Один вырос на аэродроме, другой в горах (улыбается). Поэтому для них альпинисты и парашютисты обычные люди, а не какие-то герои экрана. Поэтому поездка на аэродром у них больше вызывает изжогу, чем желание приобщиться (смеется).

 

 

 

- То есть вы их не отговаривали?


- Я сказал, что ни капельки им не дам, если вдруг появятся такие дурацкие мысли (улыбается). Выросли и сами определились, зачем мне толкать их на такие опасные занятия.

 

- А сами прошли бы заново этот путь?


- Да, к себе иначе относишься, чем к детям. Выбрал бы тот же самый путь, просто с детства был фанатом альпинизма вместе со старшим братом. Читали книжки про горы, собирали фотографии, статьи в журналах, все-все-все. Странное увлечение, и как только я подрос, попал в горы, и начал фанатично этим заниматься. Так все счастливо сложилось, не хотел бы ничего поменять.

 

- А как перешли из альпинизма в бэйсджампинг?


- Парашютный спорт в моей жизни вообще появился случайно. После института призвали в армию, попал в спортроту, занимался там альпинизмом.

Когда развалился СССР, нас сократили, и в 1992 году я попросту оказался на улице. Я к тому моменту уже был профессиональным спортсменом и зарабатывал этим деньги.

Пришлось отвлечься от всего этого, заново устраивать свою жизнь, искать возможность зарабатывать и так далее.

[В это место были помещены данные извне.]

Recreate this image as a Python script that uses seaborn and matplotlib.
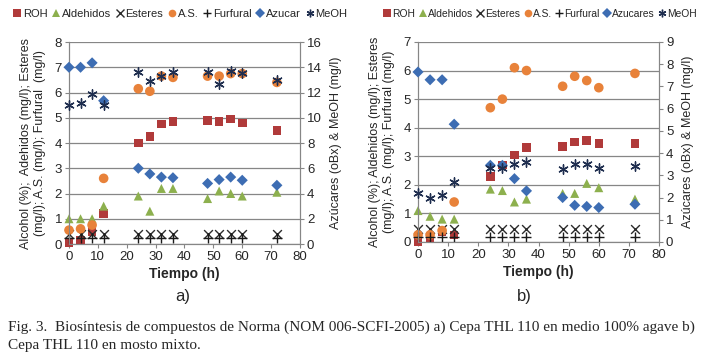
import matplotlib
matplotlib.use("Agg")
import matplotlib.pyplot as plt
import seaborn as sns
from matplotlib.lines import Line2D

sns.set_style("white")
plt.rcParams['font.family'] = ['Liberation Sans', 'DejaVu Sans']

tiempo = [0, 4, 8, 12, 24, 28, 32, 36, 48, 52, 56, 60, 72]

# panel a) Cepa THL 110 en medio 100% agave
roh_a = [0.05, 0.15, 0.5, 1.2, 4.0, 4.25, 4.75, 4.85, 4.9, 4.85, 4.95, 4.8, 4.5]
ald_a = [1.0, 1.0, 1.0, 1.5, 1.9, 1.3, 2.2, 2.2, 1.8, 2.1, 2.0, 1.9, 2.05]
est_a = [0.4] * 13
as_a = [0.55, 0.6, 0.75, 2.6, 6.15, 6.05, 6.65, 6.6, 6.65, 6.65, 6.75, 6.75, 6.4]
fur_a = [0.25] * 13
azu_a = [14.0, 14.0, 14.35, 11.35, 6.0, 5.55, 5.3, 5.25, 4.8, 5.1, 5.3, 5.05, 4.65]
meoh_a = [11.0, 11.2, 11.85, 11.0, 13.65, 12.95, 13.3, 13.6, 13.6, 12.7, 13.7, 13.55, 13.0]

# panel b) Cepa THL 110 en mosto mixto
roh_b = [0.0, 0.1, 0.35, 0.25, 2.3, 2.7, 3.05, 3.3, 3.35, 3.5, 3.55, 3.45, 3.45]
ald_b = [1.1, 0.9, 0.8, 0.8, 1.85, 1.8, 1.4, 1.5, 1.7, 1.7, 2.05, 1.9, 1.5]
est_b = [0.45] * 13
as_b = [0.25, 0.25, 0.4, 1.4, 4.7, 5.0, 6.1, 6.0, 5.45, 5.8, 5.65, 5.4, 5.9]
fur_b = [0.18] * 13
azu_b = [7.65, 7.3, 7.3, 5.3, 3.45, 3.45, 2.85, 2.3, 2.0, 1.65, 1.6, 1.55, 1.7]
meoh_b = [2.2, 2.0, 2.1, 2.7, 3.35, 3.35, 3.5, 3.6, 3.3, 3.5, 3.5, 3.35, 3.4]

c_roh = '#B03A3A'
c_ald = '#8DB04E'
c_est = '#2B2B2B'
c_as = '#E8823A'
c_fur = '#1A1A1A'
c_azu = '#3D6DB3'
c_meoh = '#1F2E4F'
star = (6, 2, 0)
grey = '#868686'

fig = plt.figure(figsize=(7.18, 3.6), dpi=100)


def panel(rect, left_series, right_series, ymax1, ymax2, ylab):
    ax = fig.add_axes(rect)
    for vals, mk, col, s in left_series:
        lw = 1.0 if mk in ('x', '+') else 0
        sns.scatterplot(x=tiempo, y=vals, ax=ax, marker=mk, color=col, s=s,
                        linewidth=lw, edgecolor=col if lw else 'none', zorder=3,
                        clip_on=False)
    ax.set_xlim(0, 80)
    ax.set_ylim(0, ymax1)
    ax.set_xticks(range(0, 81, 10))
    ax.set_yticks(range(0, ymax1 + 1))
    ax.grid(axis='y', color=grey, lw=0.9)
    ax.set_axisbelow(True)
    ax.set_xlabel('Tiempo (h)', fontsize=10, fontweight='bold', labelpad=3)
    ax.set_ylabel(ylab, fontsize=9, labelpad=6, linespacing=1.2)
    ax.tick_params(labelsize=9.5, length=3, color=grey, pad=2, left=True, bottom=True)
    ax.spines['top'].set_visible(False)
    for sp in ['left', 'bottom', 'right']:
        ax.spines[sp].set_color(grey)

    ax2 = ax.twinx()
    for vals, mk, col, s in right_series:
        sns.scatterplot(x=tiempo, y=vals, ax=ax2, marker=mk, color=col, s=s,
                        linewidth=1.0 if mk == star else 0,
                        edgecolor=col if mk == star else 'none', zorder=3,
                        clip_on=False)
    ax2.set_ylim(0, ymax2)
    ax2.set_ylabel('Azúcares (oBx) & MeOH (mg/l)', fontsize=9, labelpad=6)
    ax2.tick_params(labelsize=9.5, length=3, color=grey, pad=2)
    ax2.spines['top'].set_visible(False)
    for sp in ['left', 'bottom', 'right']:
        ax2.spines[sp].set_color(grey)
    return ax, ax2


left_a = [(roh_a, 's', c_roh, 38), (ald_a, '^', c_ald, 42), (est_a, 'x', c_est, 40),
          (as_a, 'o', c_as, 48), (fur_a, '+', c_fur, 50)]
right_a = [(azu_a, 'D', c_azu, 32), (meoh_a, star, c_meoh, 45)]
ax_a, ax_a2 = panel([0.0961, 0.3222, 0.3217, 0.5611], left_a, right_a, 8, 16,
                    'Alcohol (%);  Adehidos (mg/l); Esteres\n(mg/l); A.S. (mg/l); Furfural  (mg/l)')
ax_a2.set_yticks(range(0, 17, 2))

left_b = [(roh_b, 's', c_roh, 38), (ald_b, '^', c_ald, 42), (est_b, 'x', c_est, 40),
          (as_b, 'o', c_as, 48), (fur_b, '+', c_fur, 50)]
right_b = [(azu_b, 'D', c_azu, 32), (meoh_b, star, c_meoh, 45)]
ax_b, ax_b2 = panel([0.5822, 0.3278, 0.3357, 0.5556], left_b, right_b, 7, 9,
                    'Alcohol (%); Aldehidos (mg/l); Esteres\n(mg/l); A.S. (mg/l); Furfural (mg/l)')
ax_b2.set_yticks(range(0, 10))


def legend_handles(azu_name):
    spec = [('ROH', 's', c_roh), ('Aldehidos', '^', c_ald), ('Esteres', 'x', c_est),
            ('A.S.', 'o', c_as), ('Furfural', '+', c_fur), (azu_name, 'D', c_azu),
            ('MeOH', star, c_meoh)]
    return [Line2D([], [], ls='none', marker=m, color=c, markersize=5.5,
                   markeredgewidth=1.0 if m in ('x', '+', star) else 0, label=n)
            for n, m, c in spec]


fig.legend(handles=legend_handles('Azucar'), loc='center', bbox_to_anchor=(0.2507, 0.962),
           ncol=7, frameon=False, fontsize=8, handletextpad=0.1, columnspacing=0.4,
           handlelength=0.8, borderpad=0, borderaxespad=0)
fig.legend(handles=legend_handles('Azucares'), loc='center', bbox_to_anchor=(0.752, 0.962),
           ncol=7, frameon=False, fontsize=7.4, handletextpad=0.1, columnspacing=0.3,
           handlelength=0.8, borderpad=0, borderaxespad=0)

fig.text(183 / 718, 1 - 297 / 360, 'a)', fontsize=12, ha='center', va='center')
fig.text(524 / 718, 1 - 297 / 360, 'b)', fontsize=12, ha='center', va='center')

cap_font = ['Liberation Serif', 'DejaVu Serif']
fig.text(8 / 718, 1 - 327 / 360,
         'Fig. 3.  Biosíntesis de compuestos de Norma (NOM 006-SCFI-2005) a) Cepa THL 110 en medio 100% agave b)',
         fontsize=11, family=cap_font, ha='left', va='center')
fig.text(8 / 718, 1 - 346 / 360, 'Cepa THL 110 en mosto mixto.',
         fontsize=11, family=cap_font, ha='left', va='center')

fig.savefig('out.png', dpi=100)
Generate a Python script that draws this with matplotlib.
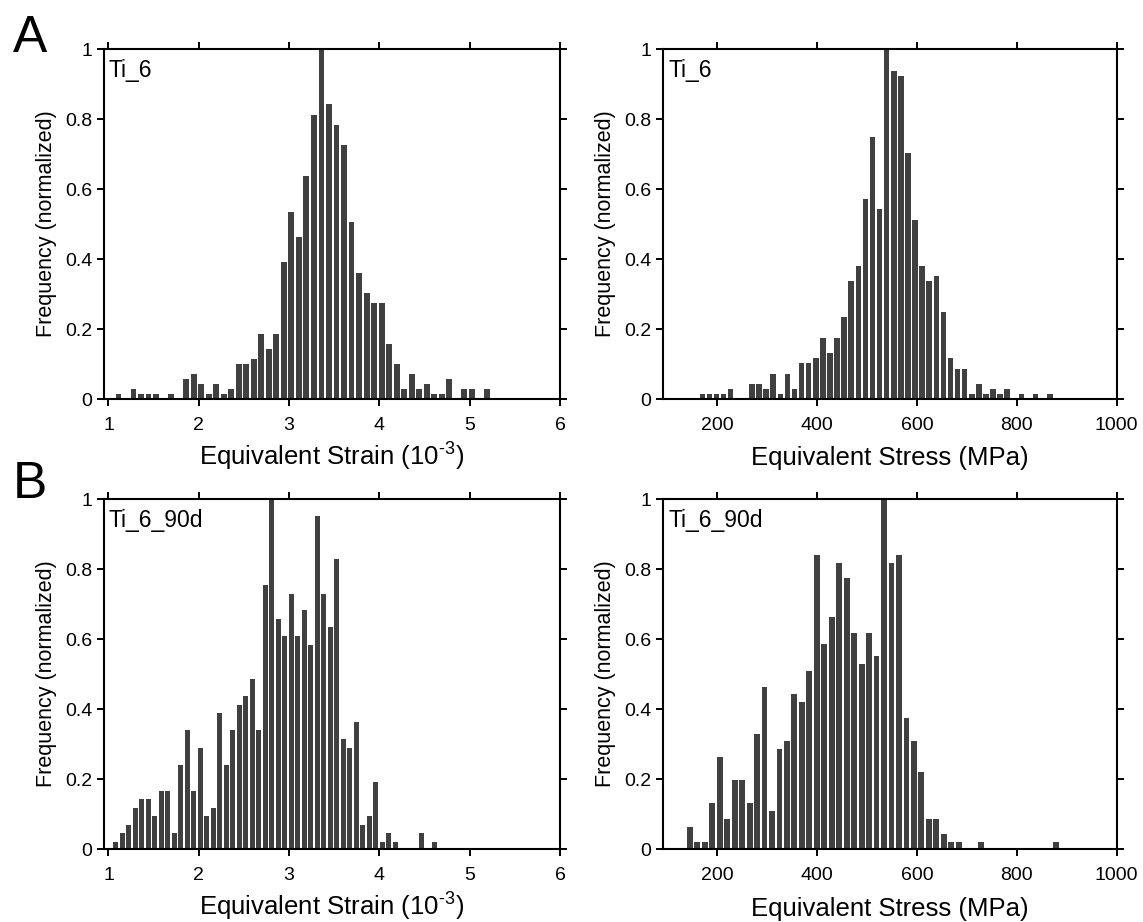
import numpy as np
import matplotlib
matplotlib.use("Agg")
import matplotlib.pyplot as plt

plt.rcParams['font.family'] = ['Liberation Sans', 'DejaVu Sans']
plt.rcParams['mathtext.fontset'] = 'custom'
plt.rcParams['mathtext.rm'] = 'Liberation Sans'
plt.rcParams['mathtext.default'] = 'regular'

# normalized histogram heights (50 bins each)
strain_ti6 = [0.014, 0, 0.029, 0.014, 0.014, 0.014, 0, 0.014, 0, 0.057,
              0.071, 0.043, 0.014, 0.043, 0.014, 0.029, 0.1, 0.1, 0.114, 0.186,
              0.143, 0.186, 0.39, 0.535, 0.463, 0.637, 0.811, 1.0, 0.842, 0.783,
              0.725, 0.507, 0.361, 0.302, 0.273, 0.273, 0.157, 0.1, 0.029, 0.071,
              0.029, 0.043, 0.014, 0.014, 0.057, 0, 0.029, 0.029, 0, 0.029]
strain_ti6_range = (1.111, 5.19)

stress_ti6 = [0.013, 0.013, 0.013, 0.013, 0.028, 0, 0, 0.043, 0.043, 0.028,
              0.072, 0.013, 0.072, 0.028, 0.102, 0.102, 0.116, 0.175, 0.13, 0.175,
              0.234, 0.336, 0.38, 0.57, 0.748, 0.542, 1.0, 0.938, 0.924, 0.703,
              0.512, 0.38, 0.336, 0.35, 0.249, 0.116, 0.087, 0.087, 0.013, 0.043,
              0.013, 0.028, 0.013, 0.028, 0, 0.013, 0, 0.013, 0, 0.013]
stress_ti6_range = (170, 866)

strain_90d = [0.021, 0.045, 0.069, 0.118, 0.143, 0.143, 0.093, 0.167, 0.167, 0.045,
              0.24, 0.339, 0.167, 0.29, 0.093, 0.118, 0.389, 0.24, 0.339, 0.411,
              0.436, 0.486, 0.339, 0.755, 1.0, 0.657, 0.609, 0.73, 0.609, 0.682,
              0.584, 0.951, 0.73, 0.633, 0.83, 0.314, 0.29, 0.363, 0.069, 0.093,
              0.191, 0.021, 0.045, 0.021, 0, 0, 0, 0.045, 0, 0.021]
strain_90d_range = (1.082, 4.607)

stress_90d = [0.064, 0.02, 0.02, 0.131, 0.264, 0.087, 0.197, 0.197, 0.131, 0.33,
              0.463, 0.109, 0.286, 0.308, 0.442, 0.42, 0.508, 0.84, 0.585, 0.664,
              0.818, 0.774, 0.618, 0.53, 0.618, 0.552, 1.0, 0.818, 0.84, 0.374,
              0.308, 0.22, 0.087, 0.087, 0.042, 0.02, 0.02, 0, 0, 0.02,
              0, 0, 0, 0, 0, 0, 0, 0, 0, 0.02]
stress_90d_range = (145, 878)

sample_names = ['Ti_6', 'Ti_6_90d']
strain_label = 'Equivalent Strain (10$^{\u2010 3}$)'
stress_label = 'Equivalent Stress (MPa)'
strain_ticks = [1, 2, 3, 4, 5, 6]
stress_ticks = [200, 400, 600, 800, 1000]
y_ticks = [0, 0.2, 0.4, 0.6, 0.8, 1]
y_ticklabels = ['0', '0.2', '0.4', '0.6', '0.8', '1']

W, H = 1143, 922
fig = plt.figure(figsize=(W / 100, H / 100), dpi=100)

def px_axes(x0, y0, x1, y1):
    return fig.add_axes([x0 / W, 1 - y1 / H, (x1 - x0) / W, (y1 - y0) / H])

bar_color = '#404040'

def hist_panel(ax, heights, rng, xlim, xticks, xlabel, name):
    centers = np.linspace(rng[0], rng[1], len(heights))
    w = (rng[1] - rng[0]) / (len(heights) - 1)
    ax.bar(centers, heights, width=w * 0.78, color=bar_color, linewidth=0)
    ax.set_xlim(*xlim)
    ax.set_ylim(0, 1)
    ax.set_xticks(xticks)
    ax.set_xticklabels([str(t) for t in xticks])
    ax.set_yticks(y_ticks)
    ax.set_yticklabels(y_ticklabels)
    ax.tick_params(direction='out', length=5, width=1.4, labelsize=14,
                   top=True, right=True)
    ax.tick_params(axis='x', pad=8)
    ax.tick_params(axis='y', pad=3)
    for s in ax.spines.values():
        s.set_linewidth(1.5)
    ax.set_xlabel(xlabel, fontsize=18.5, va='baseline')
    ax.xaxis.set_label_coords(0.5, -0.19)
    ax.set_ylabel('Frequency (normalized)', fontsize=15.5, labelpad=6)
    ax.text(0.012, 0.972, name, transform=ax.transAxes, fontsize=16.5,
            ha='left', va='top')

ax1 = px_axes(103.5, 49, 560, 399)
hist_panel(ax1, strain_ti6, strain_ti6_range, (0.945, 6), strain_ticks, strain_label, sample_names[0])
ax2 = px_axes(662.7, 49, 1116.7, 399)
hist_panel(ax2, stress_ti6, stress_ti6_range, (90.6, 1000), stress_ticks, stress_label, sample_names[0])
ax3 = px_axes(103.5, 499, 560, 849)
hist_panel(ax3, strain_90d, strain_90d_range, (0.945, 6), strain_ticks, strain_label, sample_names[1])
ax4 = px_axes(662.7, 499, 1116.7, 849)
hist_panel(ax4, stress_90d, stress_90d_range, (90.6, 1000), stress_ticks, stress_label, sample_names[1])

fig.text(13 / W, 1 - 52 / H, 'A', fontsize=37, ha='left', va='baseline')
fig.text(13 / W, 1 - 498 / H, 'B', fontsize=37, ha='left', va='baseline')

fig.savefig('out.png', dpi=100)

Будучи альпинистом, в конце восьмидесятых у нас было такое увлечение – полеты на парапланах. Ты забираешься в гору, а сверху не спускаешься, а улетаешь. Это было настолько поразительно для альпинистского сознания, что многие увлекались.

То есть я к тому моменту представлял, что такое полеты под крылом. Случайно проезжая мимо Тушинского аэродрома увидел в небе купола и заехал посмотреть, что это такое. Оказалось, что это парашютисты. Мы с братом попробовали и стали заниматься. Полный набор ощущений, при этом не надо было ехать ни в какие дальние экспедиции, выезжаешь на аэродром и зажигаешь по полной программе.

Такая доступность крутого меня очень поразила, я помню. В какой-то момент настолько увлекся, что опять бросил работу, горы и стал прыгать.

 

- Этим можно было зарабатывать?


- Десять лет выступал за сборную России, выигрывал множество коммерческих соревнований, X-Games, например. И работа была связана с прыжками. Потом из-за того, что государство не особо поддерживает парашютный спорт и семья вынуждена жить в режиме «Все для фронта, все для победы», устал от всего этого, мотивация упала.

Раз все выиграл, два... В парашютном спорте выиграл все соревнования в мире по несколько раз. В какой-то момент просто решил остановиться и совершенно логичным образом переключился на бэйсджампинг и соединил два своих увлечения – вернулся в горы с парашютом, потому что любой спорт это спорт молодых, а здесь, совмещая разные навыки, можно успешно себя проявить.